◆ WHAT TO PRODUCE
Below are records; count the lines in them that hold "this" and give only the count.

◆ WORKING DATA
=======

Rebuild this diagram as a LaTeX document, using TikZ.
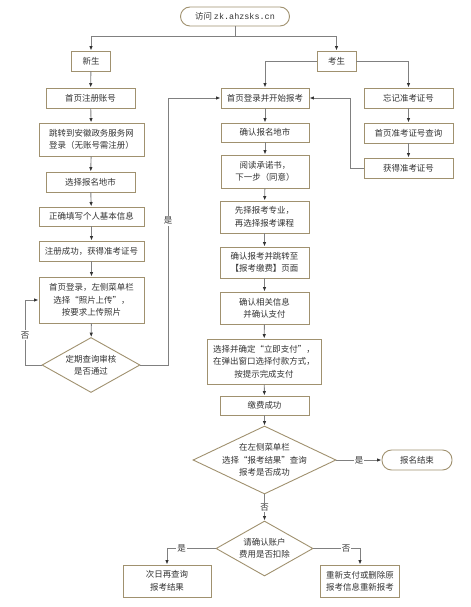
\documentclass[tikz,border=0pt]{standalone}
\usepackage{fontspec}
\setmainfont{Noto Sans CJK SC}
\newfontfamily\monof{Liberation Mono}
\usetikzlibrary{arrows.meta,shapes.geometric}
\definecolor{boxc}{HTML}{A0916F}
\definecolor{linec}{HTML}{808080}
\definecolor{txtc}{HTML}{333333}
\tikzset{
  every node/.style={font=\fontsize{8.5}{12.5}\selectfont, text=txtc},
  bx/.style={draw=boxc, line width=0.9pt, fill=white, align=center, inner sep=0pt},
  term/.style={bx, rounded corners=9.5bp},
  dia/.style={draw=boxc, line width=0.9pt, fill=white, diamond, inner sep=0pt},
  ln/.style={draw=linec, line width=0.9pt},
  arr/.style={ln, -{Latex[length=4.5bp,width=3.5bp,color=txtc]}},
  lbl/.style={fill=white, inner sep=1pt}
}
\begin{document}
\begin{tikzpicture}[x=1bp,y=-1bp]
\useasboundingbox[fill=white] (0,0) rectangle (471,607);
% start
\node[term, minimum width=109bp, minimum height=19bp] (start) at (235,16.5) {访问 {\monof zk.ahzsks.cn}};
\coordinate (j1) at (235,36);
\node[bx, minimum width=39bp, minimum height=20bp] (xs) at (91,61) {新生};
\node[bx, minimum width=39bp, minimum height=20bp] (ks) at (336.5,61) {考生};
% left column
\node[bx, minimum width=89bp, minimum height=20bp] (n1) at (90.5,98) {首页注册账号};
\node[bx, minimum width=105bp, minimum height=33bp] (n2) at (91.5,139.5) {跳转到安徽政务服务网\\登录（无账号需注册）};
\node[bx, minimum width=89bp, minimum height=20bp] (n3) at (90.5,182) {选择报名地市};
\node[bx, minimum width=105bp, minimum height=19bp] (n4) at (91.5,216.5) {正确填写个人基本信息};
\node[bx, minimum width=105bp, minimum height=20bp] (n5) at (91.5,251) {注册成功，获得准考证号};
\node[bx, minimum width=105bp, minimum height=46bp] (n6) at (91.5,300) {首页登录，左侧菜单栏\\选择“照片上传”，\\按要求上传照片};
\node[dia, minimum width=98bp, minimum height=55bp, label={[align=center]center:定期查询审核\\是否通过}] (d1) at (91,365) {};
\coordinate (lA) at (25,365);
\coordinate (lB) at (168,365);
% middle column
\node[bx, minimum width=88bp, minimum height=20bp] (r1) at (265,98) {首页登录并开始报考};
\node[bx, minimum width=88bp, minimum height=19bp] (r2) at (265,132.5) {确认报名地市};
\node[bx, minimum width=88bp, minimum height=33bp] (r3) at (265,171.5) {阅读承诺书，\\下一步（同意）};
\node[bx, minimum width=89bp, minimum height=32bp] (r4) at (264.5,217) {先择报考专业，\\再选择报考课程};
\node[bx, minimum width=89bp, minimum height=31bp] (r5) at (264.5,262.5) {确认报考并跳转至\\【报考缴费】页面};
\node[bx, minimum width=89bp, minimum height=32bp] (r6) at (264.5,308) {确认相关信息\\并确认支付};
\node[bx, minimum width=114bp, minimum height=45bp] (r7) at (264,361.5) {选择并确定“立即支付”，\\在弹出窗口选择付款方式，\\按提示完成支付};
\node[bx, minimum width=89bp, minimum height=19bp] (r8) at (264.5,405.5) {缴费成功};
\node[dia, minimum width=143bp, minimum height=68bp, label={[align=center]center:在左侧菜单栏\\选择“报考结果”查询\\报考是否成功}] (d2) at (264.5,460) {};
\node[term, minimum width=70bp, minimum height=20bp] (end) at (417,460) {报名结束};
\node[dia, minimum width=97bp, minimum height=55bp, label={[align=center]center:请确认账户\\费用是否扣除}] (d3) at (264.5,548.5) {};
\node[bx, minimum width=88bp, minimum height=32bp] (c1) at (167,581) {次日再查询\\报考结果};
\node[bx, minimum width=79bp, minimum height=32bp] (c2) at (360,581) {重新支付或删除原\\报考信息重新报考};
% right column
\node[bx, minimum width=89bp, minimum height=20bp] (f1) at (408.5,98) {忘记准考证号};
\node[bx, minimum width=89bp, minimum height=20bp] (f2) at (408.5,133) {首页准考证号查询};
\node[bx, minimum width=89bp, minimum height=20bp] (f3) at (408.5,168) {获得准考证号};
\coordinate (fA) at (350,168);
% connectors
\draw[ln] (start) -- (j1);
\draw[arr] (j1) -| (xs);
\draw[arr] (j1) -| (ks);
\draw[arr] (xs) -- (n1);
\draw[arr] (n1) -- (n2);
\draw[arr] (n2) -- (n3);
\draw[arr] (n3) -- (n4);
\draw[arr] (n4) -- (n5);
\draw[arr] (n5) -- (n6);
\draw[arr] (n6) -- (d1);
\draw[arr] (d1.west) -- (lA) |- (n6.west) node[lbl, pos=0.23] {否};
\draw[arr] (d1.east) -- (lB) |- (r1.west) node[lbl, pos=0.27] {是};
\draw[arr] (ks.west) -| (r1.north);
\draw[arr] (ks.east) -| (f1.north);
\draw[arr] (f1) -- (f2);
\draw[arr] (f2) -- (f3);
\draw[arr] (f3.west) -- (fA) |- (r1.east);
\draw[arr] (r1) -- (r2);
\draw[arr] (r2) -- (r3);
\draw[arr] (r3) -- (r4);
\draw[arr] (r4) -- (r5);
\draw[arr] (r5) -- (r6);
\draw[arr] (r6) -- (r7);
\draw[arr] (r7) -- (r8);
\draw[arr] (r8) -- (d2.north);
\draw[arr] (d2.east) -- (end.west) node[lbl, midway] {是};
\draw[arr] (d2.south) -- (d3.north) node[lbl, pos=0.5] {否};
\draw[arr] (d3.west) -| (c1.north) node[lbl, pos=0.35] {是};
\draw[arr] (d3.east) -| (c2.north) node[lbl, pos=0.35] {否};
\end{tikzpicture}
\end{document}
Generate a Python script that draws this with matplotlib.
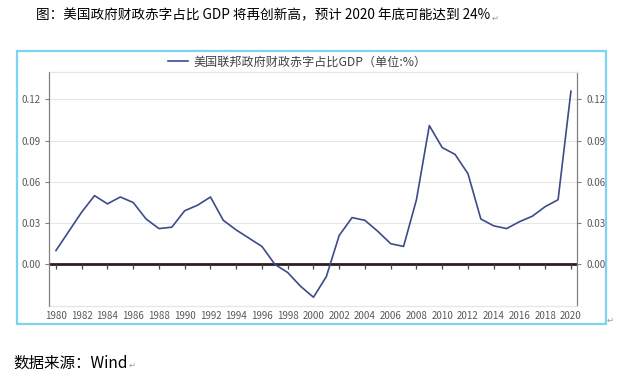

=======

◆ RESULT OF THE TASK
2